The man Tala established as Kirill walked from the shadow of Ilya. “Men, do not listen to this zmeya,” his voice was high and fluting. “I never asked for this teacher to reign sovereign over me, I remember no election, I was detained beside him in Norilsk. He is weak, he subverts, he would sell out his other prisoners to guards so his letters would be sent home. Where are our supplies? Gennady. I don’t doubt he and his monkey boy know. I don’t doubt that is where they intend to go.”
“Madness, Kirill. You speak utter, unfounded madness. Are you suggesting I am intending to simply relocate with the supplies? That I have been knowingly stockpiling them elsewhere? If that were the case why would I offer for you to join me?”

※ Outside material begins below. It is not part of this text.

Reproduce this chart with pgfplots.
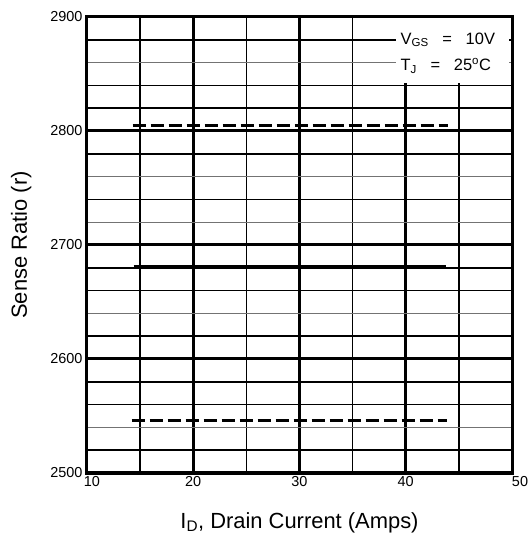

Katja had shuffled up beside Tala and pressed into her, the cover still wrapped around her soft body. Katja had surely heard the spiralling conversation beyond the glass, muted though it was. “This is what happens when you introduce women into a male-only society.” She tried to smile, but her face betrayed her fear.
Tala felt it too. Kirill was desperate, there was surely some truth in Katja’s musing. The arrival of women had allowed Kirill to pervert the weakest men, to bend them to his will. She caught snippets of the conversation outside. “Thin you out… insane!” But she no longer listened, her mind rushed forewarning dread. “Katja, we need to leave. Now.”
What little colour remained in Katja’s round face drained away. Her skin turned white at Tala’s cold command. “How?”
“I don’t know, but we can’t…” Tala’s thought was shattered as something began to pound the guardroom door.
“YOU! You led them to us!” Tala returned her eye to the small scratched out sights. Kirill pointed at Gennady as the men backed away from the guardroom entrance. The iron bars rattled in their strikes. “Slash and burn. Slash and burn – Gennady and his lackies intend to kill District Four so that they may survive. This is treachery!”